Our Arrival

We had planned to climb the Kor Ingalls route on Castleton Tower for months now. Just before we flew out, a popular climbing magazine had an article on the climb. We feared it would be mobbed. My friends larry and Mike flew to Salt Lake City on Friday October 11, 1996. I had arrived earlier on a flight from Boston. We were lucky that Larry's family lived in American Fork, Utah. They came to pick us up at the airport and let us sleep overnight in comfortable beds.

The Steep Approach

We left for Moab, Utah the next morning. Larry's brother lent us his high ride four wheel drive vehicle. We would need that to drive into the valley to get close to the approach trail. When we arrived in Moab, we went to Arches National Park to climb Owl Rock. We spent the rest of the day walking around Canyonlands and having dinner in Moab. As the sun set, we drove down the road to Castleton and turned left onto a dirt path. The terrain was rough and it was hard to see at night. We found the camp spot and parked the truck. Qe slept in our sleeping bags under the stars.

The Hike In

I arose on Sunday morning at 4:30 am and woke the others. We donned our headlamps and gear and started the approach. The hike in was very steep and there was one point where we had to do a few climbing moves to get over a chunk of rock on the trail. I am glad it was dark because if I had seen the approach in daylight, there was no way I would have gone.

We got to the base at sunrise. A party from Gunnison was bivied at the base; they had rappelled off in the dark and did not have headlamps or flashlights. It had been cold and they did not have warm clothes. They had a slow ascent due to the number of parties on the climb. I made it a point to ALWAYS carry a headlamp after seeing what they went through.

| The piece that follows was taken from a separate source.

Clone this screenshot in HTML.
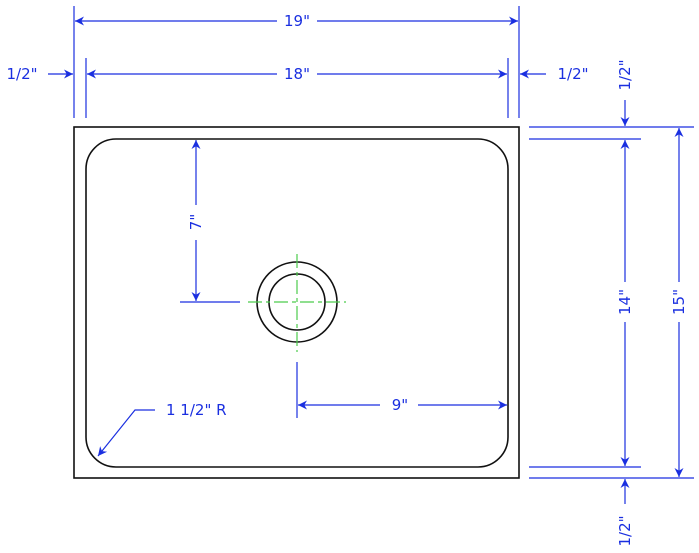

Base of the Kor Ingalls Route Ropes up the first pitch

The Climb

We were the first people at the base of the climb. We roped up and Mike started the first pitch. We climbed the world's most perfect crack up the left side of a corner, followed by a chimney. I was not used to squeeze chimneys, so the climb became very difficult.

Larry lead the second pitch which went better for me. The third pitch, which Mike lead, was really scary on lead. It is a squeeze chimney with minimal protection. When he finally got to the bolt, it was hanging part way out of the rock. I enjoyed that pitch even less. My knees were bloody and bruised by the time I completed that pitch.

The fourth pitch was a short delight up the left face which was more like a chunky climb. It was my favorite pitch.

Struggling up the Climb Mike Enjoys the Final Pitch

The Summit

Mike, me and Larry View from the Summit Larry and the Summit Register Box

When we got to the top, the breeze made the late morning sun bearable. The view from the summit can not be missed. we hung out at the top for a while and decided what we should do for the rappel.

The Rappel

There is a rappel station down the back, but there was a party coming up on that side, and I did not like how the anchor was below the summit and a bit tricky for me to get to. We decided to rappel the route since no one had shown up to climb it that day. Our rappels went smoothly and we were a the base in no time.

The Hike Out

As we hiked back on the approach, I was horrified at the drop along the edge of the trail and how high up we had hiked. I was also disturbed over bouldering moves that I had made with ugly drop-offs behind me. I was so glad we had hiked up in pitch black.